# Start of Material to process

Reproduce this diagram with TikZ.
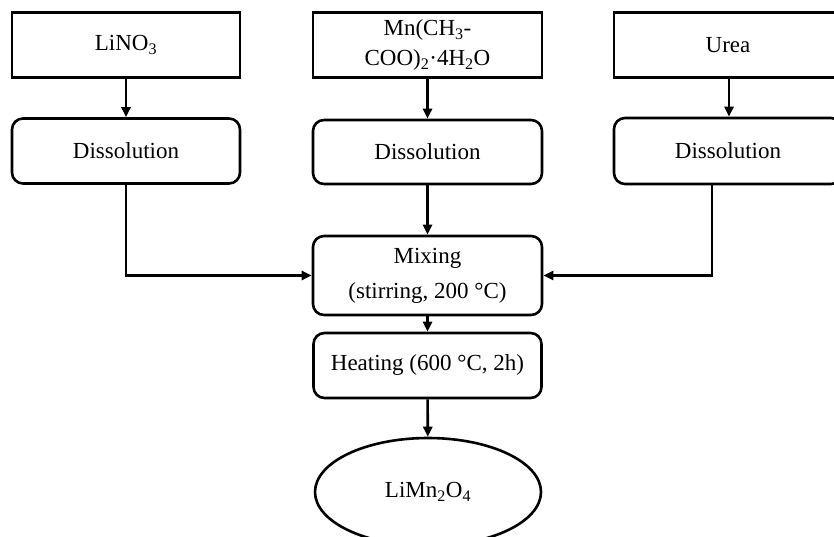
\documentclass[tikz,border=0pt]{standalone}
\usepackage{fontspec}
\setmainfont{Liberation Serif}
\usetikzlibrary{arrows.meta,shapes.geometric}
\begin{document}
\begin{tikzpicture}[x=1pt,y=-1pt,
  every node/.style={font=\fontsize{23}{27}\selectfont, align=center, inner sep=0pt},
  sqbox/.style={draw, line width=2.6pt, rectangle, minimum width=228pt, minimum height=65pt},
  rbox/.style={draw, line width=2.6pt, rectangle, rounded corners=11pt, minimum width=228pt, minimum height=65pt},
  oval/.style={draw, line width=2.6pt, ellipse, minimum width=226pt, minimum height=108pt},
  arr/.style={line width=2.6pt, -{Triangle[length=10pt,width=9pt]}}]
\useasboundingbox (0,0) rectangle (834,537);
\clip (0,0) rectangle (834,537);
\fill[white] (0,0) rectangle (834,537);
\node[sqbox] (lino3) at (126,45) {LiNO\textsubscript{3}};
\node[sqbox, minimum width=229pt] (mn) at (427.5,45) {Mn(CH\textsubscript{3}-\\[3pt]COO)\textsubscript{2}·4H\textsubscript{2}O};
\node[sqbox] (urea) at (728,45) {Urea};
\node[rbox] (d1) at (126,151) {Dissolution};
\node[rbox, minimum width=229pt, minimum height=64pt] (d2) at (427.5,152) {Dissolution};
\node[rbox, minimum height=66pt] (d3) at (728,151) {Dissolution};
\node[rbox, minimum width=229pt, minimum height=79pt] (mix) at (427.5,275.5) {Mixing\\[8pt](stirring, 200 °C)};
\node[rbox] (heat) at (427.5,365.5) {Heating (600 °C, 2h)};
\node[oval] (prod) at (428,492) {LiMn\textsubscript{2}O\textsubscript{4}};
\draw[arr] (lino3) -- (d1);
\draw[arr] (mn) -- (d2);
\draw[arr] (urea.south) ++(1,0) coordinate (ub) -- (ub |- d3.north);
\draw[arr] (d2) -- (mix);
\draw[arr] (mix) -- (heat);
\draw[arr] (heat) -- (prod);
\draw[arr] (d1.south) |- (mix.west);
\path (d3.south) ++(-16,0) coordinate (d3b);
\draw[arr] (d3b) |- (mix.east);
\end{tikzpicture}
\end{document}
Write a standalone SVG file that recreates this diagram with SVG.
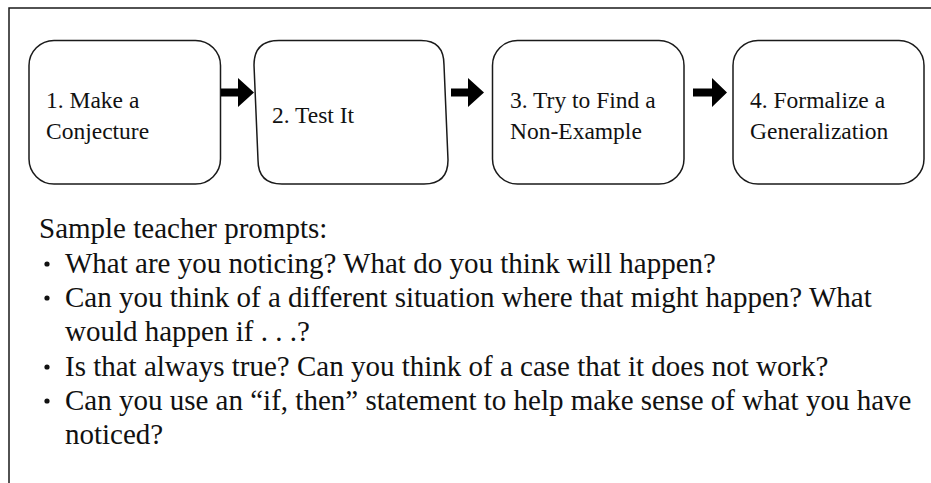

# End of Material to process

## Goal
Without the pictures, print the whole listing exactly as given.

## Task answer
Reproduce this diagram with TikZ.
\documentclass[tikz,border=0pt]{standalone}
\usepackage{fontspec}
\setmainfont{Liberation Serif}
\usetikzlibrary{arrows.meta,shapes.geometric}
\begin{document}
\begin{tikzpicture}[x=1pt,y=-1pt,
  every node/.style={font=\fontsize{23}{27}\selectfont, align=center, inner sep=0pt},
  sqbox/.style={draw, line width=2.6pt, rectangle, minimum width=228pt, minimum height=65pt},
  rbox/.style={draw, line width=2.6pt, rectangle, rounded corners=11pt, minimum width=228pt, minimum height=65pt},
  oval/.style={draw, line width=2.6pt, ellipse, minimum width=226pt, minimum height=108pt},
  arr/.style={line width=2.6pt, -{Triangle[length=10pt,width=9pt]}}]
\useasboundingbox (0,0) rectangle (834,537);
\clip (0,0) rectangle (834,537);
\fill[white] (0,0) rectangle (834,537);
\node[sqbox] (lino3) at (126,45) {LiNO\textsubscript{3}};
\node[sqbox, minimum width=229pt] (mn) at (427.5,45) {Mn(CH\textsubscript{3}-\\[3pt]COO)\textsubscript{2}·4H\textsubscript{2}O};
\node[sqbox] (urea) at (728,45) {Urea};
\node[rbox] (d1) at (126,151) {Dissolution};
\node[rbox, minimum width=229pt, minimum height=64pt] (d2) at (427.5,152) {Dissolution};
\node[rbox, minimum height=66pt] (d3) at (728,151) {Dissolution};
\node[rbox, minimum width=229pt, minimum height=79pt] (mix) at (427.5,275.5) {Mixing\\[8pt](stirring, 200 °C)};
\node[rbox] (heat) at (427.5,365.5) {Heating (600 °C, 2h)};
\node[oval] (prod) at (428,492) {LiMn\textsubscript{2}O\textsubscript{4}};
\draw[arr] (lino3) -- (d1);
\draw[arr] (mn) -- (d2);
\draw[arr] (urea.south) ++(1,0) coordinate (ub) -- (ub |- d3.north);
\draw[arr] (d2) -- (mix);
\draw[arr] (mix) -- (heat);
\draw[arr] (heat) -- (prod);
\draw[arr] (d1.south) |- (mix.west);
\path (d3.south) ++(-16,0) coordinate (d3b);
\draw[arr] (d3b) |- (mix.east);
\end{tikzpicture}
\end{document}
Write a standalone SVG file that recreates this diagram with SVG.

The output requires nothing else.